I know it is customary, but why? Are there real technical reasons why any other way would be a really bad idea or is it just based on the history of encoding and backwards compatibility? In addition, what are the dangers of not using UTF-8, but some other encoding (most notably, UTF-16)?

Edit : By interacting, I mostly mean the shell and libc.

回答1:

Partly because the file systems expect NUL ('\0') bytes to terminate file names, so UTF-16 would not work well. You'd have to modify a lot of code to make that change.



回答2:

As jonathan-leffler mentions, the prime issue is the ASCII null character.

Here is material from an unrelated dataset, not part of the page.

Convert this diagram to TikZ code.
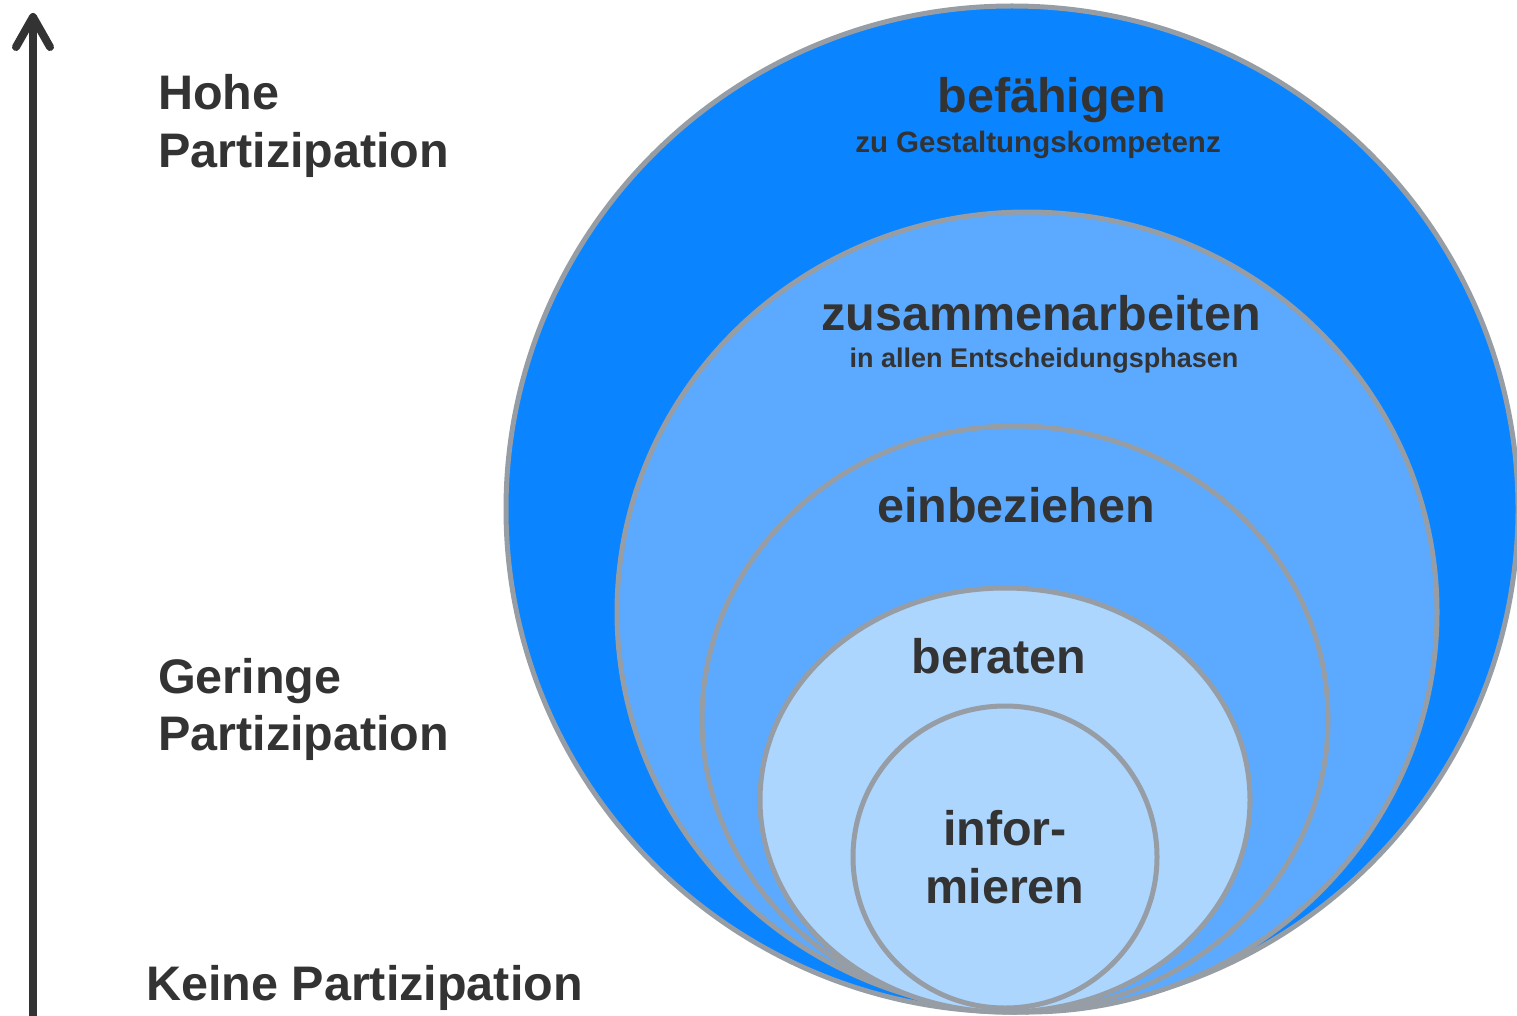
\documentclass[tikz,border=0pt]{standalone}
\usepackage{fontspec}
\setmainfont{Liberation Sans}
\usetikzlibrary{arrows.meta}
\definecolor{ringdark}{RGB}{10,132,255}
\definecolor{ringmid}{RGB}{91,170,255}
\definecolor{ringlight}{RGB}{173,214,255}
\definecolor{ringline}{RGB}{150,157,164}
\definecolor{txtgray}{RGB}{51,51,51}
\begin{document}
\begin{tikzpicture}[x=1pt,y=-1pt]
	\tikzstyle{ring} = [draw=ringline, line width=5pt]
	\tikzstyle{bigword} = [text=txtgray, inner sep=0pt, font={\bfseries\fontsize{48.5}{58}\selectfont}]
	\tikzstyle{subword} = [text=txtgray, inner sep=0pt, font={\bfseries\fontsize{29.5}{34}\selectfont}]
	\clip (0,0) rectangle (1517,1016);
	\fill[white] (0,0) rectangle (1517,1016);
	% rings, outermost first
	\filldraw[ring, fill=ringdark] (1012,509) ellipse [x radius=506pt, y radius=503pt];
	\filldraw[ring, fill=ringmid] (1027,612) ellipse [x radius=410pt, y radius=400pt];
	\filldraw[ring, fill=ringmid] (1015,719) ellipse [x radius=313pt, y radius=293pt];
	\filldraw[ring, fill=ringlight] (1005,800) ellipse [x radius=245pt, y radius=212pt];
	\filldraw[ring, fill=ringlight] (1005,857) ellipse [x radius=152pt, y radius=151pt];
	% ring labels
	\node[bigword, anchor=base] (befaehigen) at (1052,113) {befähigen};
	\node[subword, anchor=base] (befaehigen-sub) at (1038,153) {zu Gestaltungskompetenz};
	\node[bigword, anchor=base] (zusammen) at (1041,330) {zusammenarbeiten};
	\node[subword, anchor=base, font={\bfseries\fontsize{27}{32}\selectfont}] (zusammen-sub) at (1044,367) {in allen Entscheidungsphasen};
	\node[bigword, anchor=base] (einbeziehen) at (1016,522) {einbeziehen};
	\node[bigword, anchor=base] (beraten) at (999,673) {beraten};
	\node[bigword, anchor=base] (informieren) at (1005,845) {infor-};
	\node[bigword, anchor=base] (informieren-2) at ([yshift=-58pt]informieren.base) {mieren};
	% scale labels
	\node[bigword, anchor=base west] (hohe) at (158,110) {Hohe};
	\node[bigword, anchor=base west] (hohe-2) at ([yshift=-58pt]hohe.base west) {Partizipation};
	\node[bigword, anchor=base west] (geringe) at (158,693) {Geringe};
	\node[bigword, anchor=base west] (geringe-2) at ([yshift=-57pt]geringe.base west) {Partizipation};
	\node[bigword, anchor=base west] (keine) at (146,1000) {Keine Partizipation};
	% axis
	\coordinate (axis-bottom) at (33,1016);
	\coordinate (axis-top) at (33,13);
	\draw[txtgray, line width=8pt, -{Straight Barb[round, length=30pt, width=34pt]}] (axis-bottom) -- (axis-top);
\end{tikzpicture}
\end{document}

C traditionally expects a string to be null terminated. So standard C string functions will choke on any UTF-16 character containing a byte equivalent to an ASCII null (0x00). While you can certainly program with wide character support, UTF-16 is not a suitable external encoding of Unicode in filenames, text files, environment variables.

Furthermore, UTF-16 and UTF-32 have both big endian and little endian orientations. To deal with this, you'll either need external metadata like a MIME type, or a Byte Orientation Mark. It notes,

Where UTF-8 is used transparently in 8-bit environments, the use of a BOM will interfere with any protocol or file format that expects specific ASCII characters at the beginning, such as the use of "#!" of at the beginning of Unix shell scripts.

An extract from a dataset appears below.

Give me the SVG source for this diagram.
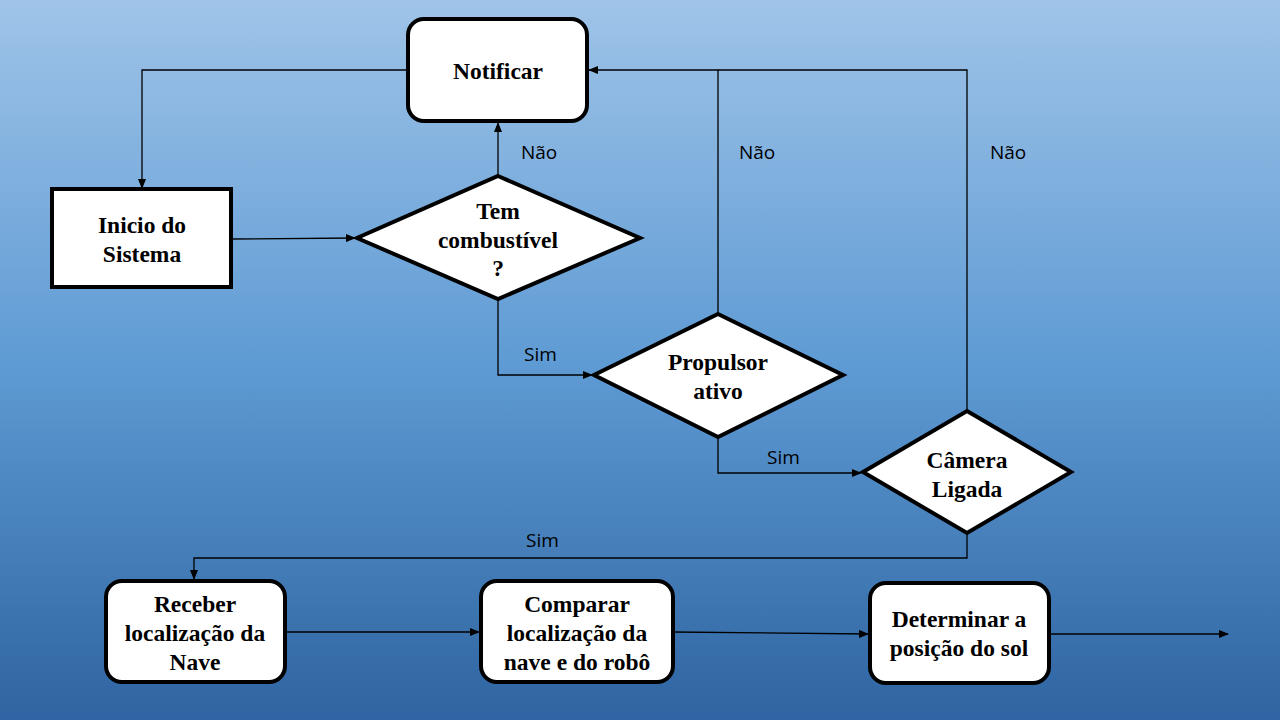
<svg xmlns="http://www.w3.org/2000/svg" width="1280" height="720" viewBox="0 0 1280 720">
<defs>
<linearGradient id="bg" x1="0" y1="0" x2="0" y2="1">
<stop offset="0" stop-color="#9fc4e8"/>
<stop offset="0.5" stop-color="#5f9bd4"/>
<stop offset="1" stop-color="#2e64a1"/>
</linearGradient>
<marker id="ah" markerWidth="10" markerHeight="8" refX="9" refY="4" orient="auto" markerUnits="userSpaceOnUse">
<path d="M0,0 L10,4 L0,8 z" fill="#000"/>
</marker>
<style>
.box{fill:#fff;stroke:#000;stroke-width:4}
.nt{font-family:"Liberation Serif","Times New Roman",serif;font-weight:bold;font-size:23.5px;fill:#000;text-anchor:middle}
.lbl{font-family:"Open Sans","Liberation Sans",sans-serif;font-size:19px;fill:#000}
.c{fill:none;stroke:#000;stroke-width:1.3}
</style>
</defs>
<rect width="1280" height="720" fill="url(#bg)"/>

<g id="connectors">
<path class="c" d="M408,70 H142 V188" marker-end="url(#ah)"/>
<path class="c" d="M231,239 L355,238" marker-end="url(#ah)"/>
<path class="c" d="M498,176 V123" marker-end="url(#ah)"/>
<path class="c" d="M498,299 V375 H592" marker-end="url(#ah)"/>
<path class="c" d="M718,314 V70 H589" marker-end="url(#ah)"/>
<path class="c" d="M967,411 V70 H718"/>
<path class="c" d="M718,437 V473 H861" marker-end="url(#ah)"/>
<path class="c" d="M967,533 V558 H194 V579" marker-end="url(#ah)"/>
<path class="c" d="M285,632 H479" marker-end="url(#ah)"/>
<path class="c" d="M673,632 L868,634" marker-end="url(#ah)"/>
<path class="c" d="M1049,634 H1228" marker-end="url(#ah)"/>
<text class="lbl" x="521" y="159">Não</text>
<text class="lbl" x="739" y="159">Não</text>
<text class="lbl" x="990" y="159">Não</text>
<text class="lbl" x="524" y="361">Sim</text>
<text class="lbl" x="767" y="464">Sim</text>
<text class="lbl" x="526" y="547">Sim</text>
</g>

<g id="notificar">
<rect class="box" x="408" y="19" width="179" height="102" rx="16"/>
<text class="nt" x="498" y="79">Notificar</text>
</g>

<g id="inicio">
<rect class="box" x="52" y="189" width="179" height="98"/>
<text class="nt" x="142" y="233">Inicio do</text>
<text class="nt" x="142" y="262">Sistema</text>
</g>

<g id="combustivel">
<polygon class="box" points="498,176 640,238 498,299 357,238"/>
<text class="nt" x="498" y="219">Tem</text>
<text class="nt" x="498" y="248">combustível</text>
<text class="nt" x="498" y="276">?</text>
</g>

<g id="propulsor">
<polygon class="box" points="718,314 843,375 718,437 594,375"/>
<text class="nt" x="718" y="370">Propulsor</text>
<text class="nt" x="718" y="399">ativo</text>
</g>

<g id="camera">
<polygon class="box" points="967,411 1071,472 967,533 863,472"/>
<text class="nt" x="967" y="468">Câmera</text>
<text class="nt" x="967" y="497">Ligada</text>
</g>

<g id="receber">
<rect class="box" x="106" y="581" width="179" height="101" rx="16"/>
<text class="nt" x="195" y="612">Receber</text>
<text class="nt" x="195" y="641">localização da</text>
<text class="nt" x="195" y="670">Nave</text>
</g>

<g id="comparar">
<rect class="box" x="481" y="581" width="192" height="101" rx="16"/>
<text class="nt" x="577" y="612">Comparar</text>
<text class="nt" x="577" y="641">localização da</text>
<text class="nt" x="577" y="670">nave e do robô</text>
</g>

<g id="determinar">
<rect class="box" x="870" y="583" width="179" height="100" rx="16"/>
<text class="nt" x="959" y="627">Determinar a</text>
<text class="nt" x="959" y="656">posição do sol</text>
</g>
</svg>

The predecessor to UTF-16, which was called UCS-2 and didn't support surrogate pairs, had the same issues. UCS-2 should be avoided.



回答3:

I believe it's mainly the backwards compatability that UTF8 gives with ASCII.

For an answer to the 'dangers' question, you need to specify what you mean by 'interacting'. Do you mean interacting with the shell, with libc, or with the kernel proper?



回答4:

Modern Unixes use UTF-8, but this was not always true. On RHEL2 -- which is only a few years old -- the default is

$ locale
LANG=C
LC_CTYPE="C"
LC_NUMERIC="C"
LC_TIME="C"
LC_COLLATE="C"
LC_MONETARY="C"
LC_MESSAGES="C"
LC_PAPER="C"
LC_NAME="C"
LC_ADDRESS="C"
LC_TELEPHONE="C"
LC_MEASUREMENT="C"
LC_IDENTIFICATION="C"
LC_ALL=
The C/POSIX locale is expected to be a 7-bit ASCII-compatible encoding.

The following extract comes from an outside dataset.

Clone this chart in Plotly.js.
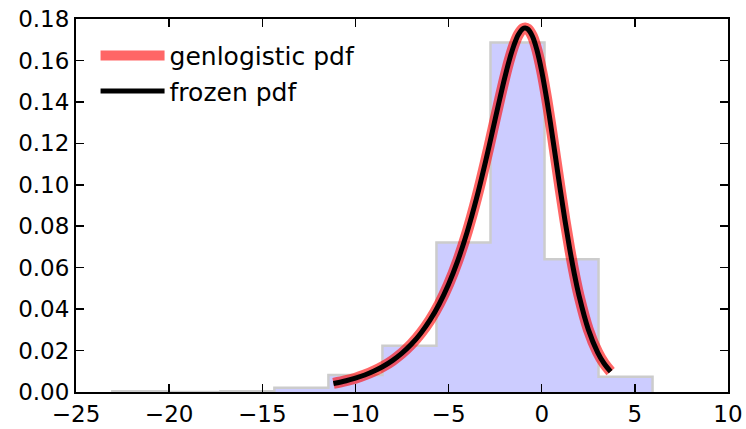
<!DOCTYPE html>
<html>
<head>
<meta charset="utf-8">
<script src="https://cdn.plot.ly/plotly-3.0.1.min.js"></script>
<style>html,body{margin:0;padding:0;background:#fff;}#chart{width:746px;height:429px;}</style>
</head>
<body>
<div id="chart"></div>
<script>
// Histogram (density)
const binEdges = [-23.05, -20.15, -17.25, -14.35, -11.45, -8.55, -5.65, -2.75, 0.15, 3.05, 5.95];
const binDensity = [0.00035, 0.0, 0.00035, 0.0021, 0.0082, 0.0223, 0.0722, 0.1686, 0.0641, 0.0073];

// pdf curve points
const curveX = [-11.18, -10.5, -10, -9.5, -9, -8.5, -8, -7.5, -7, -6.5, -6, -5.5, -5, -4.5, -4, -3.5, -3, -2.5, -2.25, -2, -1.75, -1.5, -1.25, -1, -0.887, -0.75, -0.5, -0.25, 0, 0.25, 0.5, 0.75, 1, 1.25, 1.5, 1.75, 2, 2.5, 3, 3.35, 3.7];
const curveY = [0.00412, 0.00545, 0.00669, 0.00822, 0.0101, 0.01241, 0.01525, 0.01874, 0.02301, 0.02825, 0.03466, 0.04248, 0.05201, 0.06354, 0.07727, 0.09339, 0.1118, 0.1316, 0.1415, 0.1511, 0.1598, 0.1671, 0.1725, 0.1754, 0.1757, 0.1752, 0.1717, 0.1648, 0.1548, 0.1423, 0.128, 0.1127, 0.0974, 0.0827, 0.0692, 0.0571, 0.0466, 0.0302, 0.01916, 0.01377, 0.00984];

const seriesNames = ['genlogistic pdf', 'frozen pdf'];

// Build stepfilled outline from edges and densities
const stepX = [binEdges[0]];
const stepY = [0];
for (let i = 0; i < binDensity.length; i++) { stepX.push(binEdges[i]); stepY.push(binDensity[i]); }
stepX.push(binEdges[binEdges.length - 1]); stepY.push(binDensity[binDensity.length - 1]);
stepX.push(binEdges[binEdges.length - 1]); stepY.push(0);

const font = 'DejaVu Sans, sans-serif';

const traces = [
  {
    x: stepX, y: stepY, type: 'scatter', mode: 'lines',
    line: {shape: 'hv', color: '#cccccc', width: 2.5},
    fill: 'tozeroy', fillcolor: 'rgba(0,0,255,0.2)',
    showlegend: false, hoverinfo: 'skip'
  },
  {
    x: curveX, y: curveY, type: 'scatter', mode: 'lines', name: seriesNames[0],
    line: {color: 'rgba(255,0,0,0.6)', width: 11, shape: 'spline'},
    legendgroup: 'a'
  },
  {
    x: curveX, y: curveY, type: 'scatter', mode: 'lines', name: seriesNames[1],
    line: {color: '#000000', width: 5, shape: 'spline'},
    legendgroup: 'b'
  }
];

const axisCommon = {
  showline: true, mirror: 'ticks', linecolor: '#000', linewidth: 2,
  ticks: 'inside', ticklen: 8, tickwidth: 1.5, tickcolor: '#000',
  showgrid: false, zeroline: false,
  tickfont: {family: font, size: 23, color: '#000'}
};

const layout = {
  width: 746, height: 429,
  margin: {l: 76, r: 18, t: 19, b: 37},
  paper_bgcolor: '#fff', plot_bgcolor: '#fff',
  font: {family: font, color: '#000'},
  xaxis: Object.assign({}, axisCommon, {range: [-25, 10], dtick: 5, tick0: 0}),
  yaxis: Object.assign({}, axisCommon, {range: [0, 0.18], dtick: 0.02, tick0: 0, tickformat: '.2f'}),
  showlegend: true,
  legend: {
    x: 0.03, y: 0.963, xanchor: 'left', yanchor: 'top',
    bgcolor: 'rgba(0,0,0,0)', borderwidth: 0,
    font: {family: font, size: 25, color: '#000'},
    itemwidth: 64, tracegroupgap: 0
  }
};

Plotly.newPlot('chart', traces, layout, {displayModeBar: false, staticPlot: true});
</script>
</body>
</html>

However, as Jonathan Leffler stated, any encoding which allows for NUL bytes within a character sequence is unworkable on Unix, as system APIs are locale-ignorant; strings are all assumed to be byte sequences terminated by \0.



回答5:

I believe that when Microsoft started using a two byte encoding, characters above 0xffff had not been assigned, so using a two byte encoding meant that no-one had to worry about characters being different lengths.

Now that there are characters outside this range, so you'll have to deal with characters of different lengths anyway, why would anyone use UTF-16? I suspect Microsoft would make a different decision if they were desigining their unicode support today.



回答6:

Yes, it's for compatibility reasons. UTF-8 is backwards comptable with ASCII. Linux/Unix were ASCII based, so it just made/makes sense.



回答7:

I thought 7-bit ASCII was fine.

Seriously, Unicode is relatively new in the scheme of things, and UTF-8 is backward compatible with ASCII and uses less space (half) for typical files since it uses 1 to 4 bytes per code point (character), while UTF-16 uses either 2 or 4 bytes per code point (character).

UTF-16 is preferable for internal program usage because of the simpler widths. Its predecessor UCS-2 was exactly 2 bytes for every code point.



回答8:

I think it's because programs that expect ASCII input won't be able to handle encodings such as UTF-16. For most characters (in the 0-255 range), those programs will see the high byte as a NUL / 0 char, which is used in many languages and systems to mark the end of a string. This doesn't happen in UTF-8, which was designed to avoid embedded NUL's and be byte-order agnostic.